Please, without the pictures, retype exactly the lines from the start of the material through the line that holds "import pandas as pd".

-=-=-=-=-

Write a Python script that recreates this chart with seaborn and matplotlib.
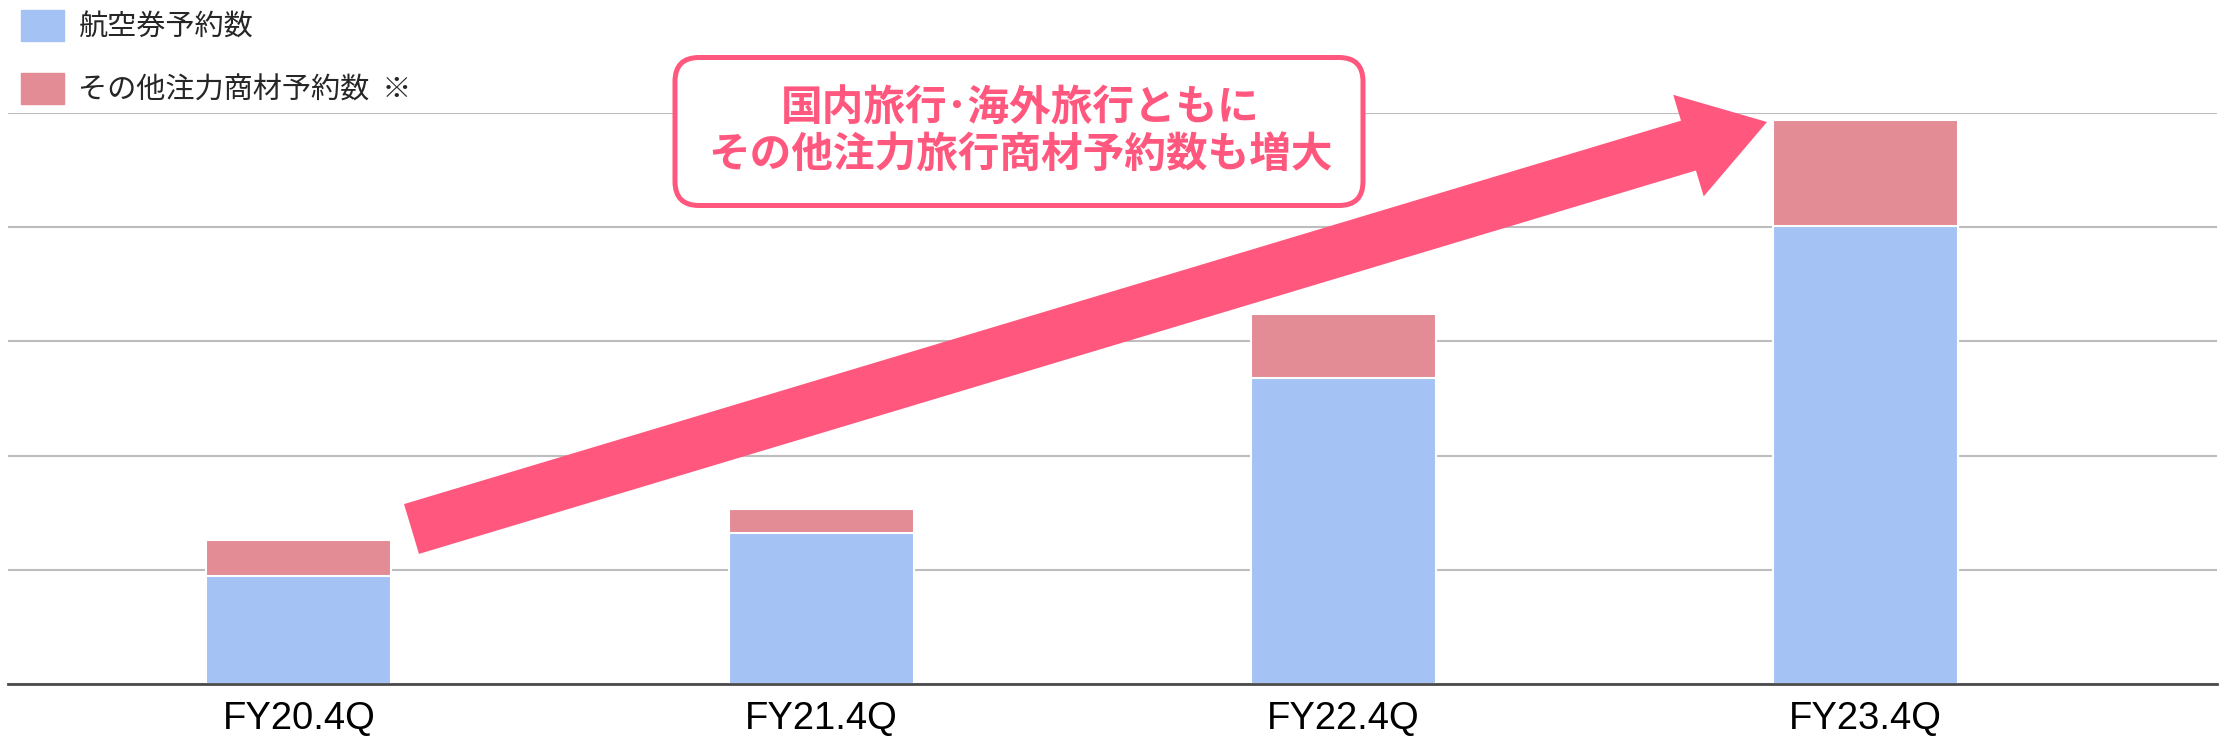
import matplotlib
matplotlib.use("Agg")
import matplotlib.pyplot as plt
import matplotlib.patches as mpatches
from matplotlib.transforms import IdentityTransform
import seaborn as sns
import pandas as pd

quarters = ["FY20.4Q", "FY21.4Q", "FY22.4Q", "FY23.4Q"]
air_tickets = [0.95, 1.32, 2.68, 4.01]      # 航空券予約数 (grid units, no axis scale shown)
other_products = [0.31, 0.21, 0.56, 0.93]   # その他注力商材予約数
legend_labels = ["航空券予約数", "その他注力商材予約数  ※"]
callout = ["国内旅行･海外旅行ともに", "その他注力旅行商材予約数も増大"]

BLUE = "#a4c2f4"
PINK = "#e38c96"
ACCENT = "#ff577d"

df = pd.DataFrame({"quarter": quarters, "air": air_tickets, "other": other_products})
df["total"] = df["air"] + df["other"]

sns.set_theme(style="white")
plt.rcParams["font.family"] = ["Noto Sans CJK JP", "DejaVu Sans"]

W, H = 2229, 750
fig = plt.figure(figsize=(W / 100, H / 100), dpi=100)
ax = fig.add_axes([8 / W, 1 - 684 / H, (2217 - 8) / W, (684 - 113) / H])

# stacked bars: total (pink) first, then the blue part on top of it
sns.barplot(data=df, x="quarter", y="total", color=PINK, saturation=1, width=0.354,
            edgecolor="white", linewidth=1.5, ax=ax)
sns.barplot(data=df, x="quarter", y="air", color=BLUE, saturation=1, width=0.354,
            edgecolor="white", linewidth=1.5, ax=ax)

ax.set_xlim(-0.557, 3.673)
ax.set_ylim(0, 5)
ax.set_yticks(range(0, 6))
ax.set_yticklabels([])
ax.set_xlabel("")
ax.set_ylabel("")
ax.set_axisbelow(True)
ax.grid(axis="y", color="#bdbdbd", linewidth=1.5)
for s in ["left", "right", "top"]:
    ax.spines[s].set_visible(False)
ax.spines["bottom"].set_color("#4a4a4a")
ax.spines["bottom"].set_linewidth(2)
ax.tick_params(axis="both", length=0)
ax.tick_params(axis="x", pad=12)
for lab in ax.get_xticklabels():
    lab.set_fontfamily(["Liberation Sans", "DejaVu Sans"])
    lab.set_fontsize(27.5)
    lab.set_color("black")

handles = [mpatches.Patch(color=BLUE, label=legend_labels[0]),
           mpatches.Patch(color=PINK, label=legend_labels[1])]
ax.legend(handles=handles, loc="upper left", bbox_to_anchor=(21 / W, 1 - 10 / H),
          bbox_transform=fig.transFigure, frameon=False, fontsize=21,
          handlelength=1.47, handleheight=1.27, handletextpad=0.5,
          labelspacing=1.05, borderpad=0, borderaxespad=0)

# big trend arrow (pixel coordinates, origin bottom-left)
tail = (411.5, H - 529)
tip = (1767, H - 122)
arrow = mpatches.FancyArrow(tail[0], tail[1], tip[0] - tail[0], tip[1] - tail[1],
                            width=52, head_width=106, head_length=82,
                            length_includes_head=True, color=ACCENT, lw=0,
                            transform=IdentityTransform())
fig.add_artist(arrow)

# callout box
box = mpatches.FancyBboxPatch((675, H - 205.5), 1363 - 675, 205.5 - 57.5,
                              boxstyle="round,pad=0,rounding_size=24",
                              facecolor="white", edgecolor=ACCENT, linewidth=3.6,
                              transform=IdentityTransform())
fig.add_artist(box)
cx = 1020 / W
fig.text(cx, 1 - 107.5 / H, callout[0], ha="center", va="center", fontsize=30,
         fontweight="bold", color=ACCENT)
fig.text(cx, 1 - 155 / H, callout[1], ha="center", va="center", fontsize=30,
         fontweight="bold", color=ACCENT)

fig.savefig("out.png", dpi=100)
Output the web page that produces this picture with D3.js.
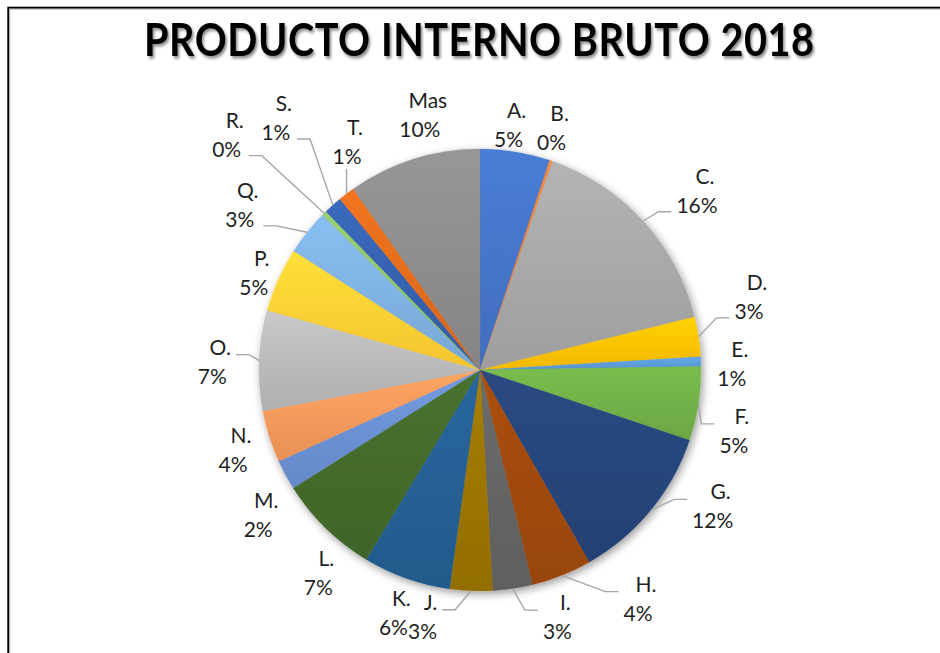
<!DOCTYPE html>
<html>
<head>
<meta charset="utf-8">
<script src="https://cdn.jsdelivr.net/npm/d3@7"></script>
<style>
  body { margin: 0; background: #fff; }
  text { font-family: Lato, "Open Sans", sans-serif; }
</style>
</head>
<body>
<div id="chart"></div>
<script>
// datos del grafico (porcentaje del PIB por sector)
var categories = ["A.", "B.", "C.", "D.", "E.", "F.", "G.", "H.", "I.", "J.",
                  "K.", "L.", "M.", "N.", "O.", "P.", "Q.", "R.", "S.", "T.", "Mas"];
var shares = [5.1, 0.2, 15.8, 2.9, 0.7, 5.4, 11.6, 4.4, 2.9, 3.1,
              6.4, 7.4, 2.2, 3.8, 7.3, 4.7, 3.3, 0.36, 1.35, 1.2, 9.7];
var colors = ["#4472C4", "#ED7D31", "#A5A5A5", "#FFC000", "#5B9BD5", "#70AD47",
              "#264478", "#9E480E", "#636363", "#997300", "#255E91", "#43682B",
              "#698ED0", "#F1975A", "#B7B7B7", "#FFCD33", "#7CAFDD", "#8CC168",
              "#3560AB", "#DE6A1D", "#8A8A8A"];
var title = "PRODUCTO INTERNO BRUTO 2018";

var width = 940;
var height = 653;
var cx = 480;
var cy = 370;
var radius = 221;
var labelRadius = 260;

// ajustes de posicion de etiquetas (como las coloca Excel)
var labelShift = {
    "A.": [-13, 13], "B.": [-12, 5], "C.": [25, -3], "D.": [12, -33], "E.": [-8, 5],
    "F.": [-3, 22], "G.": [32, -28], "H.": [62, -12], "I.": [39, -9], "J.": [-47, -12],
    "K.": [0, -1], "L.": [20, 18], "M.": [7, 23], "N.": [1, 3], "O.": [-8, 4],
    "P.": [11, 10], "Q.": [-37, -2], "R.": [-70, -50], "S.": [-31, -57], "T.": [24, -20],
    "Mas": [18, -6]
};
var withLeader = ["C.", "D.", "F.", "G.", "H.", "I.", "J.", "O.", "Q.", "R.", "S.", "T."];

var dataset = categories.map(function(c, i) {
    return { id: c, value: shares[i], color: colors[i] };
});
var total = d3.sum(shares);
var fmt = d3.format(".0%");

var svg = d3.select("#chart").append("svg")
    .attr("width", width)
    .attr("height", height);

var defs = svg.append("defs");

// sombra del pastel
var shadow = defs.append("filter").attr("id", "pieShadow")
    .attr("x", "-20%").attr("y", "-20%").attr("width", "140%").attr("height", "140%");
shadow.append("feDropShadow")
    .attr("dx", 2).attr("dy", 3).attr("stdDeviation", 4)
    .attr("flood-color", "#000").attr("flood-opacity", 0.4);

var titleShadow = defs.append("filter").attr("id", "titleShadow");
titleShadow.append("feDropShadow")
    .attr("dx", 2).attr("dy", 2.5).attr("stdDeviation", 1.5)
    .attr("flood-color", "#000").attr("flood-opacity", 0.45);

// degradados por sector
dataset.forEach(function(d, i) {
    var g = defs.append("linearGradient").attr("id", "grad" + i)
        .attr("x1", 0).attr("y1", 0).attr("x2", 0).attr("y2", 1);
    g.append("stop").attr("offset", "0%").attr("stop-color", d3.color(d.color).brighter(0.25));
    g.append("stop").attr("offset", "100%").attr("stop-color", d3.color(d.color).darker(0.12));
});

// marco
svg.append("rect")
    .attr("x", 8.3).attr("y", 7.7)
    .attr("width", width + 20).attr("height", height + 20)
    .attr("fill", "none").attr("stroke", "#000").attr("stroke-width", 2);
svg.append("rect")
    .attr("x", 9.8).attr("y", 9.2)
    .attr("width", width + 20).attr("height", height + 20)
    .attr("fill", "none").attr("stroke", "#bbb").attr("stroke-width", 1);

// titulo (letra mas estrecha y espaciada, como Calibri)
svg.append("g")
    .attr("transform", "translate(479,56) scale(0.88,1)")
    .append("text")
        .attr("x", 0)
        .attr("y", 0)
        .attr("text-anchor", "middle")
        .attr("textLength", 670 / 0.88)
        .attr("lengthAdjust", "spacing")
        .attr("filter", "url(#titleShadow)")
        .style("font-size", "45px")
        .style("font-weight", "700")
        .style("fill", "#000")
        .text(title);

var pie = d3.pie().sort(null).value(function(d) { return d.value; });
var arcs = pie(dataset);

var arc = d3.arc().innerRadius(0).outerRadius(radius);
var labelArc = d3.arc().innerRadius(labelRadius).outerRadius(labelRadius);

var chart = svg.append("g")
    .attr("transform", "translate(" + cx + "," + cy + ")");

chart.append("g")
    .attr("filter", "url(#pieShadow)")
    .selectAll("path")
    .data(arcs)
    .enter()
    .append("path")
        .attr("d", arc)
        .attr("fill", function(d, i) { return "url(#grad" + i + ")"; })
        .attr("stroke", function(d) { return d.data.color; })
        .attr("stroke-width", 0.3);

// etiquetas
var leaders = chart.append("g");
var labels = chart.append("g");

arcs.forEach(function(d) {
    var c = labelArc.centroid(d);
    var s = labelShift[d.data.id] || [0, 0];
    var lx = c[0] + s[0];
    var ly = c[1] + s[1];

    var t = labels.append("text")
        .attr("text-anchor", "middle")
        .style("font-size", "21px")
        .style("fill", "#1f1f1f");
    t.append("tspan").attr("x", lx + 8).attr("y", ly - 8).text(d.data.id);
    t.append("tspan").attr("x", lx).attr("y", ly + 21).text(fmt(d.data.value / total));

    if (withLeader.indexOf(d.data.id) < 0) return;

    var box = t.node().getBBox();
    var mid = (d.startAngle + d.endAngle) / 2;
    var sx = radius * Math.sin(mid);
    var sy = -radius * Math.cos(mid);
    var pts;
    if (sx > box.x && sx < box.x + box.width) {
        pts = [[sx, sy], [sx, ly + 26]];
    } else {
        var ay = ly < -40 ? ly + 20 : ly - 8;
        var right = lx > sx;
        var ex = right ? box.x - 5 : box.x + box.width + 5;
        var bx = right ? ex - 13 : ex + 13;
        pts = [[sx, sy], [bx, ay], [ex, ay]];
    }
    leaders.append("path")
        .attr("d", d3.line()(pts))
        .attr("fill", "none")
        .attr("stroke", "#a6a6a6")
        .attr("stroke-width", 1.4);
});
</script>
</body>
</html>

-=-=-=-=-

Full output
Write a Python script that recreates this chart with seaborn and matplotlib.
import matplotlib
matplotlib.use("Agg")
import matplotlib.pyplot as plt
import matplotlib.patches as mpatches
from matplotlib.transforms import IdentityTransform
import seaborn as sns
import pandas as pd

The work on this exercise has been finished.